All of this is to help smooth the power usage.
Final Words
A few months ago, we featured LITEON showing NVIDIA GB200 NVL72 Rack at OCP Summit 2024. There were a number of components there, including batteries in the power racks to help even the load from GPUs. We have even shown large battery packs used to help this in data centers.
Still, it is a huge challenge to have so many GPUs spike power like this, especially in the largest clusters. As a result, we expect more batteries to make their way into AI data centers, and more steps to help flatten the load across large clusters. It was neat that NVIDIA shared this step today.




AI needs much more to not burn the Power-Grid:
https://www.nerc.com/comm/RSTCReviewItems/3_Doc_White%20Paper%20Characteristics%20and%20Risks%20of%20Emerging%20Large%20Loads.pdf
https://www.datacenterdynamics.com/en/news/ai-data-centers-causing-distortions-in-us-power-grid-bloomberg/
Quick note: You have the same image at the top of the article twice in a row, with different descriptions, and different links. Was it supposed to be two different, unique images?
As a note, what ever happened to “Ultra capacitors” or “Super capacitors” for systems like this? The whole idea was they were perfect for long term power smoothing, and they don’t die like batteries.

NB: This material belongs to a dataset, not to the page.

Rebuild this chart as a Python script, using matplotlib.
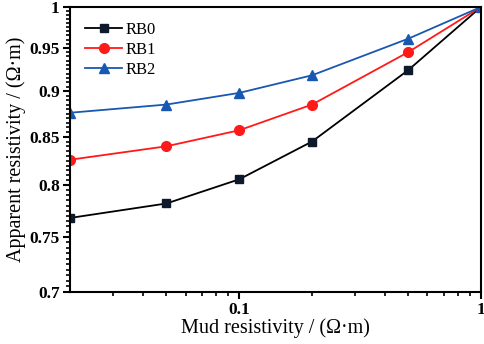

Batteries would be good for power support during outages, but for smoothing, something like Maxwell ultra capacitors would be much better I would think.
@James Ultracapacitor energy density is extremely low compared to batteries, so they are often impractical in size-constrained environments. Typically they are only worthwhile when you need to charge or discharge very quickly (many hundreds of amps), such as for spot welding. For power smoothing you need to store a large amount of energy and they are just too physically large for that – for example you could double the size of the PCIe card and only gain enough energy storage to run it for a few minutes, so it wouldn’t really be able to do much in the way of smoothing.